§ WHAT TO DO: Reproduce nothing but the lines from the start of the material through the line that includes "plt.rcParams['font.family'] = ['Open", both ends included, and omit every picture.

* BEGIN DATASET SECTION *

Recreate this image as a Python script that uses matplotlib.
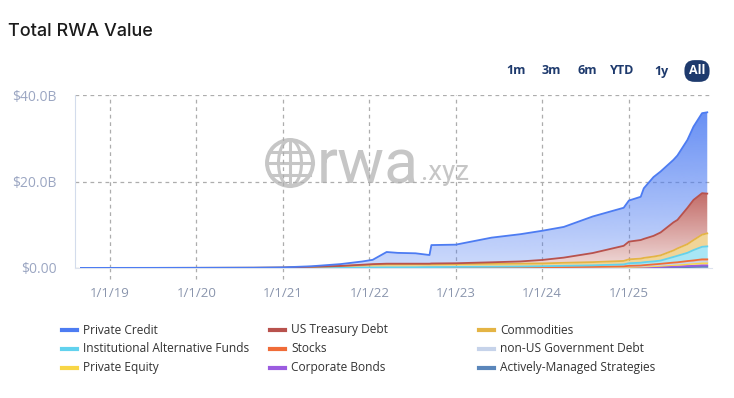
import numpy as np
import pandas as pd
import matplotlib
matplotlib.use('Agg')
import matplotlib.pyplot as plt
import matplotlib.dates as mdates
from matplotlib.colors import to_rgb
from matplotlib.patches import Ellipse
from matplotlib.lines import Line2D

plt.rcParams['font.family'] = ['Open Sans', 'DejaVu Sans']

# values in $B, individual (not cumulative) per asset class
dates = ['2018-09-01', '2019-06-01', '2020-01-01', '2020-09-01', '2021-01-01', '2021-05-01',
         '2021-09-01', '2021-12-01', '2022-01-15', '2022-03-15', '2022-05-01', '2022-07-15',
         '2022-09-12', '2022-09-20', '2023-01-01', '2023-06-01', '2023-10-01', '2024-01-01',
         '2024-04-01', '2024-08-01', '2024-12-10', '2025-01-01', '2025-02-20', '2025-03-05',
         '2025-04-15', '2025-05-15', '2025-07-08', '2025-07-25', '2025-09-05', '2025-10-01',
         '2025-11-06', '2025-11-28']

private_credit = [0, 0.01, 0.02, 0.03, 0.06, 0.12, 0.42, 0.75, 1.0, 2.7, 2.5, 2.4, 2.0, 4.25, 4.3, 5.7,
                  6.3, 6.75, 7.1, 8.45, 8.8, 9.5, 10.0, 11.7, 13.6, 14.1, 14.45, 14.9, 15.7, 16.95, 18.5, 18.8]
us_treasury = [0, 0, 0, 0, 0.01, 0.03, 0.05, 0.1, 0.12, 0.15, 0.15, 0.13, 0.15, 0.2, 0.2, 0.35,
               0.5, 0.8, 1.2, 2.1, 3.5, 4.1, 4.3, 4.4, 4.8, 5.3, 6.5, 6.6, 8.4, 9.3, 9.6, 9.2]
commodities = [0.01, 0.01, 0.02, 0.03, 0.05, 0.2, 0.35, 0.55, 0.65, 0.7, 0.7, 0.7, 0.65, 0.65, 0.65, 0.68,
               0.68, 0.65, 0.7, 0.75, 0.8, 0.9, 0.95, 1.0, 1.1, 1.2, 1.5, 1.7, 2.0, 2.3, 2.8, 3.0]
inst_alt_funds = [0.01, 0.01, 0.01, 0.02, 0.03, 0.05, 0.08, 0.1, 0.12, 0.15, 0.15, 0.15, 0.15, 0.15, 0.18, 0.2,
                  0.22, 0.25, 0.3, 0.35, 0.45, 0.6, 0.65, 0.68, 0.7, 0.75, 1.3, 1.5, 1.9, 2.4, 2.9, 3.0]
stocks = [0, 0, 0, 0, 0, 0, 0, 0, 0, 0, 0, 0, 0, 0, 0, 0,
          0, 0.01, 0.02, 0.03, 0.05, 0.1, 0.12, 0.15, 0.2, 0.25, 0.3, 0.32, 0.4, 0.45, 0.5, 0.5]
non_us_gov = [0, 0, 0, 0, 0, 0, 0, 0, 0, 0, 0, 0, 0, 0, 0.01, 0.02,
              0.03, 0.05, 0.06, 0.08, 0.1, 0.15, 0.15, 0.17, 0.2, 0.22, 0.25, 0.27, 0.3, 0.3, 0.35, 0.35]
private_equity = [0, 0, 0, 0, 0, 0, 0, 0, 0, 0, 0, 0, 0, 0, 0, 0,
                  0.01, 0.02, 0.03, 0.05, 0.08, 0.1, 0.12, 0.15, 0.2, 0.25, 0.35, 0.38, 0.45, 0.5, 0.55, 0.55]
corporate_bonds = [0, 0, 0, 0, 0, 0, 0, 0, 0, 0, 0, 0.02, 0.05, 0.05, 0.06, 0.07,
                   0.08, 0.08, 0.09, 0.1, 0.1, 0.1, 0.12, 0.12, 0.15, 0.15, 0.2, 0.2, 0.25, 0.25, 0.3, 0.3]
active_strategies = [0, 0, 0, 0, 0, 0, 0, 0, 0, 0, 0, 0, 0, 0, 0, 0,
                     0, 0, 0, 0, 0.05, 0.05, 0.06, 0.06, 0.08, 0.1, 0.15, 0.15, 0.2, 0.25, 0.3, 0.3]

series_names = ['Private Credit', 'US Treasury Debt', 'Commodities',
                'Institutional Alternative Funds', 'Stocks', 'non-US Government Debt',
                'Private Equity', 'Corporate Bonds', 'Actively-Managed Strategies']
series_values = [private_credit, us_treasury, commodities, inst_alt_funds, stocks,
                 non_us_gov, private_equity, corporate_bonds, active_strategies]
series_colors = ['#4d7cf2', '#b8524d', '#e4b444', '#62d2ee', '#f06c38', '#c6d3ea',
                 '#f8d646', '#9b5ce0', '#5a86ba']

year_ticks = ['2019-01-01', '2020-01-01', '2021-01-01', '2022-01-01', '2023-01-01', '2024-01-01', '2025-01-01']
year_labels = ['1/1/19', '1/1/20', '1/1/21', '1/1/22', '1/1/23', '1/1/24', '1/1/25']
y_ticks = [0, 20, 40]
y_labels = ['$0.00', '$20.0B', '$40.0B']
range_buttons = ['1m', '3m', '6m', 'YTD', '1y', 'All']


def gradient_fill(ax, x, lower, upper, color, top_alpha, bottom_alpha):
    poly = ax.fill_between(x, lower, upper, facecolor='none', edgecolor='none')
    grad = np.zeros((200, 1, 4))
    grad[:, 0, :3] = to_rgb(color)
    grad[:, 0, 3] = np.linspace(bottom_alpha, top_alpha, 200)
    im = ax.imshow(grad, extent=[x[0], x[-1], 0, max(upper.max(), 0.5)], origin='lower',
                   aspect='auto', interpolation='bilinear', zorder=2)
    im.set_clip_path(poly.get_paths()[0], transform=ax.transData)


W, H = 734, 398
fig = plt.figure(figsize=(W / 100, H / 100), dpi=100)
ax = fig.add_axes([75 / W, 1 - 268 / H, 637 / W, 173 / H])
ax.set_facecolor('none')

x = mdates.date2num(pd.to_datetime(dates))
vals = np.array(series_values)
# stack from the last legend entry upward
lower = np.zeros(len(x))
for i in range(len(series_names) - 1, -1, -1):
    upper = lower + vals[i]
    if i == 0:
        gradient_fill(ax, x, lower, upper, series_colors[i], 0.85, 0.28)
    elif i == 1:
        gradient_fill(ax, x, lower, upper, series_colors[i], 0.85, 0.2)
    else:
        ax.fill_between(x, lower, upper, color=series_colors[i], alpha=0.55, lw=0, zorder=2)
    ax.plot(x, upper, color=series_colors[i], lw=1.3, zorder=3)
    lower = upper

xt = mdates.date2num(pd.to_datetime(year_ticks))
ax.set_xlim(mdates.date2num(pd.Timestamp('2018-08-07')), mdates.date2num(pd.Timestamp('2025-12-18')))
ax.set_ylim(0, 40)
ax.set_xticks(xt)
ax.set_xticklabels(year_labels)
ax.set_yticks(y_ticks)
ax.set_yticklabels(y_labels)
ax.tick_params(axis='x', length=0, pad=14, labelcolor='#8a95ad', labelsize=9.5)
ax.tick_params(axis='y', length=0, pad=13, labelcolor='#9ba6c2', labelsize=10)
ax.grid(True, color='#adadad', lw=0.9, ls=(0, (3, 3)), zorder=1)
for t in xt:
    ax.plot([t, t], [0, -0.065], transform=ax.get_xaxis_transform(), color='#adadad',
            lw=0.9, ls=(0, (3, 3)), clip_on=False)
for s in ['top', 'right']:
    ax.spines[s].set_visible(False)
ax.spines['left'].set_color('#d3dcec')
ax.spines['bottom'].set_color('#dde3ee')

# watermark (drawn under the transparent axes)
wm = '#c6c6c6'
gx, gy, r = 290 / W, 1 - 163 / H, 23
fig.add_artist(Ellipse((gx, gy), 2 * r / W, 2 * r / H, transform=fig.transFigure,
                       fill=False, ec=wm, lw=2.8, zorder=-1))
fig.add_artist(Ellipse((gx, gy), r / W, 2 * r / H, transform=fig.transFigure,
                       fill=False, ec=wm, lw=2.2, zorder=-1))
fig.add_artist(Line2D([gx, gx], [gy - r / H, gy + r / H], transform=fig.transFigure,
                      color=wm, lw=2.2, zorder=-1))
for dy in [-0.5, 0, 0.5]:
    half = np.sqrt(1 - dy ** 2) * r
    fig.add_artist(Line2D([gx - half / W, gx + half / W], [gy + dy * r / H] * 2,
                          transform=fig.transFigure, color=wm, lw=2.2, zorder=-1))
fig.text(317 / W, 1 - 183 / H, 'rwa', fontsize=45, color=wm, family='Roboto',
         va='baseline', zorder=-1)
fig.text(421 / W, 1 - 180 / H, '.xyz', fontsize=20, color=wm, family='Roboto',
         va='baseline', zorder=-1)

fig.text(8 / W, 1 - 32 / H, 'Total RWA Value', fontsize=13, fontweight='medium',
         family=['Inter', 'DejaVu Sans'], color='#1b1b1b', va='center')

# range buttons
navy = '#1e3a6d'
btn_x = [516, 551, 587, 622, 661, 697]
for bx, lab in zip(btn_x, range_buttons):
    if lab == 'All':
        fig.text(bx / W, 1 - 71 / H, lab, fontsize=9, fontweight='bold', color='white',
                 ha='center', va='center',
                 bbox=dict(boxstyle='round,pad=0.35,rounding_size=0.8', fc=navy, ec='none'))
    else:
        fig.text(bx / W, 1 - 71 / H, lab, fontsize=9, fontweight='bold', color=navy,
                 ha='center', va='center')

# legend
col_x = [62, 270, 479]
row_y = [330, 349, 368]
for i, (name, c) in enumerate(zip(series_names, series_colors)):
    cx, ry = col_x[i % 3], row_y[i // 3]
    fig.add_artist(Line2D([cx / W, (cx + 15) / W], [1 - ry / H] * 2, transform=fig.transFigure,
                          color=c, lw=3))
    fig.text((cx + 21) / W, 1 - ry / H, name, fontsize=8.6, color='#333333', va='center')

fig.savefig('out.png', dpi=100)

* END DATASET SECTION *

§ RESULT FOR THIS TASK:
Recreate this image as a Python script that uses matplotlib.
import numpy as np
import pandas as pd
import matplotlib
matplotlib.use('Agg')
import matplotlib.pyplot as plt
import matplotlib.dates as mdates
from matplotlib.colors import to_rgb
from matplotlib.patches import Ellipse
from matplotlib.lines import Line2D

plt.rcParams['font.family'] = ['Open Sans', 'DejaVu Sans']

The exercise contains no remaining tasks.